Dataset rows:
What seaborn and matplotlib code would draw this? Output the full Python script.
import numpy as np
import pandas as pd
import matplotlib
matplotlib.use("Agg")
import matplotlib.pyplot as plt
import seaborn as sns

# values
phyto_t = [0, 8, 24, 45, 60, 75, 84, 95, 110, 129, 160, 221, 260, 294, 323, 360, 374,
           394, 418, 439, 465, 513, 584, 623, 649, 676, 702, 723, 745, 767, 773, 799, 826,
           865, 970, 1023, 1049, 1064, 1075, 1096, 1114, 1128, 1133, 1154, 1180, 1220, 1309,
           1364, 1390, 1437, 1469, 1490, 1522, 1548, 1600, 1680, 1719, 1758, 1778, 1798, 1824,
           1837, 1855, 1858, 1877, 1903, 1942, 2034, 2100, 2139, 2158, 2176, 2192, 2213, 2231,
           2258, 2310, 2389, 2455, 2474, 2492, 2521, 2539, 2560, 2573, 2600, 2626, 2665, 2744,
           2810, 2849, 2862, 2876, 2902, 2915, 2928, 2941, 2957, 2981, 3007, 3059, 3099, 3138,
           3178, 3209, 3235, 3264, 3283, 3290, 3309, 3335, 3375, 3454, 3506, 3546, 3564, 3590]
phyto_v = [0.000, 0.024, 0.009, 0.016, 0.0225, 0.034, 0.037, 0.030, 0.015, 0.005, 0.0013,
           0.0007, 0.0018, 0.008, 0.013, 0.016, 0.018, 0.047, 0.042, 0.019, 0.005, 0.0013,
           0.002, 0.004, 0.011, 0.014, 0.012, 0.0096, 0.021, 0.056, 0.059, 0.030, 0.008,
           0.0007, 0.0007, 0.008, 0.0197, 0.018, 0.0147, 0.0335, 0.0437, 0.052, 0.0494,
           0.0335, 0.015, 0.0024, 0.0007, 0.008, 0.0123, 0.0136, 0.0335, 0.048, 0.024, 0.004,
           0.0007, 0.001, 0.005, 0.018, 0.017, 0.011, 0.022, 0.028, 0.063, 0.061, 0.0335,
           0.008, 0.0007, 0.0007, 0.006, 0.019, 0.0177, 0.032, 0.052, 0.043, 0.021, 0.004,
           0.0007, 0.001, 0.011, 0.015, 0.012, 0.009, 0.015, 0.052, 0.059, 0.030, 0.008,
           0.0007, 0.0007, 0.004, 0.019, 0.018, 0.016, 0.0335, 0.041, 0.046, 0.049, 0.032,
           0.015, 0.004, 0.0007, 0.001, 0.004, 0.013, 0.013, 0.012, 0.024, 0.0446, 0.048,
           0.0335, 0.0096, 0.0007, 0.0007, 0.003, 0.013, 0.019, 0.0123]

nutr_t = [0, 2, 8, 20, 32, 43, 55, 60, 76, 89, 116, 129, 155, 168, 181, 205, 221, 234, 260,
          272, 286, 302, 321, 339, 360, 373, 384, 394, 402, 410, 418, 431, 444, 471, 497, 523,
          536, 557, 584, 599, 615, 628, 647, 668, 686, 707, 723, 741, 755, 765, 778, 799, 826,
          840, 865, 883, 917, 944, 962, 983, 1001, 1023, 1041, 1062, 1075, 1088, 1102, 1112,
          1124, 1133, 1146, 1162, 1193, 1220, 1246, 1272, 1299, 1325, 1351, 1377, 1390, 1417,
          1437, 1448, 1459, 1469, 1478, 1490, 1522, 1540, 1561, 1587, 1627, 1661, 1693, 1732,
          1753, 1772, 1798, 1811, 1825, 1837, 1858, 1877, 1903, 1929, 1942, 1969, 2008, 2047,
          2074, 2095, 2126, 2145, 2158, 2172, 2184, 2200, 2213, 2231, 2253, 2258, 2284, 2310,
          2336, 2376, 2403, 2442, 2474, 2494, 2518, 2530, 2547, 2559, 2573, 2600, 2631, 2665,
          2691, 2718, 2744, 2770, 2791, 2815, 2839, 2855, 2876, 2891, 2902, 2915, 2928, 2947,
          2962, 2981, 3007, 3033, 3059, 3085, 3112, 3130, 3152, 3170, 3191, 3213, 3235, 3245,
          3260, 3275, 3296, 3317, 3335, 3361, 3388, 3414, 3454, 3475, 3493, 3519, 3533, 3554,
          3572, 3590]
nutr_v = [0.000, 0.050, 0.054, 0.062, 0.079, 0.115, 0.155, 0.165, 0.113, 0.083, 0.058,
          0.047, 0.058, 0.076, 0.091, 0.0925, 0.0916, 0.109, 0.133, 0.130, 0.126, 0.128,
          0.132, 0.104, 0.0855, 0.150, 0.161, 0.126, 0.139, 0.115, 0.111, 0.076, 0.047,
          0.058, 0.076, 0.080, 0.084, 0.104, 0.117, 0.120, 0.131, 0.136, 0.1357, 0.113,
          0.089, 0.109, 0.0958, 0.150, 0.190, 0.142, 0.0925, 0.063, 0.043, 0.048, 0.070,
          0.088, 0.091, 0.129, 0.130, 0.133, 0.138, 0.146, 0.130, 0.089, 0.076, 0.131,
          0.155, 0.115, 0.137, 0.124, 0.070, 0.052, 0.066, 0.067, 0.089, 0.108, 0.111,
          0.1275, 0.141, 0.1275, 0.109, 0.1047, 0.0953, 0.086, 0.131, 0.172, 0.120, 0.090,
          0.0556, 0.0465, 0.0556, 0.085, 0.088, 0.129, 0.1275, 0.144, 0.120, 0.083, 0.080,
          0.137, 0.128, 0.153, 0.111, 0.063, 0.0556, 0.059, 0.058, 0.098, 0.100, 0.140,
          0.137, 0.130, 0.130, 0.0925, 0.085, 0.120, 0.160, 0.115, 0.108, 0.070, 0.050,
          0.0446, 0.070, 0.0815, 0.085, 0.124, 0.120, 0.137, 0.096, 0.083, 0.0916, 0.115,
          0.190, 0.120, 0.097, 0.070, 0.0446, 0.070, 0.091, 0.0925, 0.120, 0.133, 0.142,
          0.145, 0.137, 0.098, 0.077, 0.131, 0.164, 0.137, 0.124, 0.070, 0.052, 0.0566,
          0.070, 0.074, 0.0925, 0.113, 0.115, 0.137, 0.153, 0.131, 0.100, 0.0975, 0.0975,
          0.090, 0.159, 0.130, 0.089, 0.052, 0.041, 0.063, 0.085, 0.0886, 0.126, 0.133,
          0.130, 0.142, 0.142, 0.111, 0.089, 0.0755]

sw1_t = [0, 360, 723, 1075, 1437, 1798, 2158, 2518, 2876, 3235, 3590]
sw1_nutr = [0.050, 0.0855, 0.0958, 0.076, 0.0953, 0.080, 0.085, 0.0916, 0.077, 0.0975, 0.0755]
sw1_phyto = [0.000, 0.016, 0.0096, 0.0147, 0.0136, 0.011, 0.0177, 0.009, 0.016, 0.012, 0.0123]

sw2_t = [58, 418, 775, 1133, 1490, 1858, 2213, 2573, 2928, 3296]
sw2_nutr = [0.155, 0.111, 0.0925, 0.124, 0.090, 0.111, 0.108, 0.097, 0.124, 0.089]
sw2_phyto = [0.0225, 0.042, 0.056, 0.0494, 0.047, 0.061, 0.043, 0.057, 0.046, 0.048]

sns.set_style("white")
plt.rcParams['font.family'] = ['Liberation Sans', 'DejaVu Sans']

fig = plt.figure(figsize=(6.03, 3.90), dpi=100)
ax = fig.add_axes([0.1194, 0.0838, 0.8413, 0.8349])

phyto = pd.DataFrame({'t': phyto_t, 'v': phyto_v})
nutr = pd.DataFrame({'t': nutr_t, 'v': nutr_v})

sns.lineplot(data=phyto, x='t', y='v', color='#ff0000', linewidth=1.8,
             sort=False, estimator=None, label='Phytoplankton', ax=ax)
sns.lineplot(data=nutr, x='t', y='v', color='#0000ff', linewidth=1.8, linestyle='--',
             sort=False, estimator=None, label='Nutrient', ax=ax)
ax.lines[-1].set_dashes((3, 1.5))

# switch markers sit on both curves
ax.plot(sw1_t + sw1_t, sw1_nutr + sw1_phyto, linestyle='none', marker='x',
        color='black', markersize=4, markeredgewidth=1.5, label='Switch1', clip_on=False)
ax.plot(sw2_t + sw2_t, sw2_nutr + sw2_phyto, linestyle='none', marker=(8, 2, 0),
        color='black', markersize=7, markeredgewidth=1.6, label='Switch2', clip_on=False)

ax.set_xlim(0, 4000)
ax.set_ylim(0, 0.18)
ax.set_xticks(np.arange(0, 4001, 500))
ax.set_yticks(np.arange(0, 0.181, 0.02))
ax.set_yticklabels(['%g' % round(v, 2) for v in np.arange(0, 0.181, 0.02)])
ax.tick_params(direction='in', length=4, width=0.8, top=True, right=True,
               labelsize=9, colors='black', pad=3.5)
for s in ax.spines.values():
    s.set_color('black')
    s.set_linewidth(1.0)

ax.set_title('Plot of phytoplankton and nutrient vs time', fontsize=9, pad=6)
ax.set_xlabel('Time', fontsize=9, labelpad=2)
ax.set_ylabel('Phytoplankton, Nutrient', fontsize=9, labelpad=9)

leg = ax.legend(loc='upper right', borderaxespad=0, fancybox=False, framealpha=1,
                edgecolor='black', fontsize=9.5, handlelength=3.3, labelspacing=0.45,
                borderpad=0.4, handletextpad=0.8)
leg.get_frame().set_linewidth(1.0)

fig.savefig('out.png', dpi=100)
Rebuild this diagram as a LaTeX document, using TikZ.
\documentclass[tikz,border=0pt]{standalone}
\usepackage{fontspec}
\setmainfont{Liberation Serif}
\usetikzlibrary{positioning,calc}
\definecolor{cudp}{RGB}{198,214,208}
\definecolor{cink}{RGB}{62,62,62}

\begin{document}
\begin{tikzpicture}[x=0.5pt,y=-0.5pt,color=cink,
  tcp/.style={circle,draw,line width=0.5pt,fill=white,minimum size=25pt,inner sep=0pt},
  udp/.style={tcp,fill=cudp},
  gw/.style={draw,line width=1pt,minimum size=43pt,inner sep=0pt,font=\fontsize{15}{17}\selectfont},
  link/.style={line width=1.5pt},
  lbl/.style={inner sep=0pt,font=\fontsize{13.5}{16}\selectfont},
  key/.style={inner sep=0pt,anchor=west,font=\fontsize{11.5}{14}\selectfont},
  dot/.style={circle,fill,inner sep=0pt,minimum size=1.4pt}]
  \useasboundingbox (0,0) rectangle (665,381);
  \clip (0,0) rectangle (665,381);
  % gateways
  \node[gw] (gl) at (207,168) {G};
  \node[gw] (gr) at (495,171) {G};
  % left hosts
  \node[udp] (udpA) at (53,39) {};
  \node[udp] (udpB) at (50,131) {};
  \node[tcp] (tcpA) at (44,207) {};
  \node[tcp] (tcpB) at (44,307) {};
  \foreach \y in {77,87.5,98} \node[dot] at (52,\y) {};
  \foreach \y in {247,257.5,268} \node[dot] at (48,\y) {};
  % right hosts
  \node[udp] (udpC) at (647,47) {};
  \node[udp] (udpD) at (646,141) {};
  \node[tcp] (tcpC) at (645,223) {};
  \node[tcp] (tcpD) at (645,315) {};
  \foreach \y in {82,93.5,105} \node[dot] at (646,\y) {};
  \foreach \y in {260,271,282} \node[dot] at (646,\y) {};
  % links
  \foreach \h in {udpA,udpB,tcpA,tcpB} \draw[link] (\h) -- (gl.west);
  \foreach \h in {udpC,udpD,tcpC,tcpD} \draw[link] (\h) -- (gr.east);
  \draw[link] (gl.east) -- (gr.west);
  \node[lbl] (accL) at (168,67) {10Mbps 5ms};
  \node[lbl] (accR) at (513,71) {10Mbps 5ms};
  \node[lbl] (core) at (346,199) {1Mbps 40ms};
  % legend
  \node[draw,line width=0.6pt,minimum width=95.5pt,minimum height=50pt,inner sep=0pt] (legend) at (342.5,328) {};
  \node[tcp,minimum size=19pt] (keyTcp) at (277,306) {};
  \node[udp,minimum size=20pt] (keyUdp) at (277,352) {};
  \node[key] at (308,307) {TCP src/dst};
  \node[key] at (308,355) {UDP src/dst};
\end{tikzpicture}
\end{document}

Directive = Each line from the start of the listing above through the line containing "import seaborn as sns" should be copied exactly, please, with no other lines added.

Finished answer =
What seaborn and matplotlib code would draw this? Output the full Python script.
import numpy as np
import pandas as pd
import matplotlib
matplotlib.use("Agg")
import matplotlib.pyplot as plt
import seaborn as sns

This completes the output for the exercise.